Belle & Sebastian: Girls in Peacetime Want to Dance

Music Reviews
Belle & Sebastian: Girls in Peacetime Want to Dance

On “Nobody’s Empire,” the first track of Belle & Sebastian’s new record, Stuart Murdoch asks a simple question. “If we live by books and we live by hope / Does that make us targets for gunfire?” Murdoch’s band has been trying to answer that question since their debut album, Tigermilk. It’s just interesting he’s proposing the same question now in a time when thick-framed glasses are in vogue, Portlandia is one of the biggest shows on TV and so forth. In other words, cultivating a literary, twee and cultured sensibility is less likely to draw gunfire now than anytime before. Perhaps Murdoch agrees and thinks there’s been a ceasefire called on abuse toward those of a sensitive and bookish bent. It’s peacetime for the twee and Girls in Peacetime Want to Dance.

It’s not like Belle & Sebastian’s previous output was created under any real degree of oppression. Murdoch’s always come across a bit like Morrissey without all the self-involvement and ire. There’s always been a melancholy tinging the music of Belle & Sebastian but never really an anger. For the most part, it’s been peacetime since the beginning. They’ve been well-liked and esteemed since they first appeared, but never has the entire twee sentiment been as universally embraced as it is now. The fact Lena Dunham is appearing on magazine covers isn’t just indication of a ceasefire but of a celebration.

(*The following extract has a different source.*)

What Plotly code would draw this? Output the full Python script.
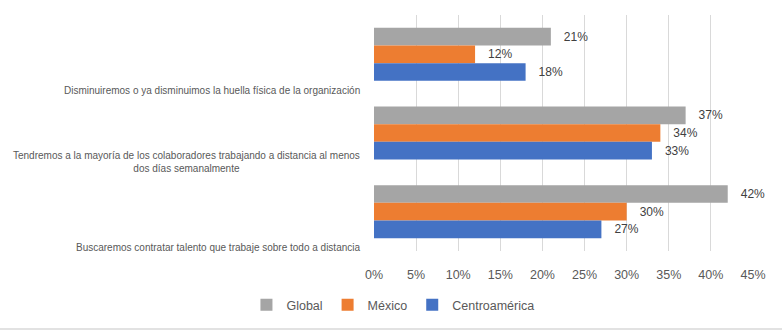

True to the title, this is the band’s danciest record ever. They’ve dabbled in groovy basslines and synthesizers meant to excite rather than invoke an ambience or sense of mood before. This new aesthetic works and fails to varying degrees, usually due to how in step it is with their well-worn sound of gentleness. The good dance songs on here sound equally as at home on a Belle & Sebastian record as they would in a particularly refined club. The worse-for-wear ones don’t sound like a great fit for either. Peacetime seems to have begotten laziness in the ranks.

One of the album’s singles, “The Party Line,” is a clear example of how the group can make it work. It somehow manages to incorporate the synth-led amp-ups which are popular in the here and now with the indie dance pathways first trodden by bands like The Magnetic Fields on their ‘90s records. When it comes to tracks like “The Power of Three” and “Enter Sylvia Plath,” they’re packed with clever literary references as per usual for the band, but the instrumentation is so close to being over-the-top the whole time that it’s difficult to appreciate. “Allie” stands out for making you want to sway and jump and around while being devoid of the deliberately dancey instrumentation present on other tracks, conjuring up memories of songs by The Smiths like “I Started Something I Couldn’t Finish.”

The best songs on the record bookend the album. “Nobody’s Empire” and “Today (This Army’s for Peace)” both possess the tight and twee songwriting of their best tracks of days gone by while also sounding like new developments for their sound. It’s on these tracks they seem to allow the restraint of If You’re Feeling Sinister and the triumphant confidence of Write About Love to run in perfect parallel with each other. The instrumentation is understated yet prominent, as are Murdoch’s lyrics.

Girls in Peacetime Want to Dance is far from the best Belle & Sebastian album, and it signals more a distraction for their sound than an evolution. Still, just as everything is with them, that distraction is both pleasant and polite. A visit to their pastel and paisley discotheque isn’t going to make you hanker to return but you’ll have a good time while you’re there.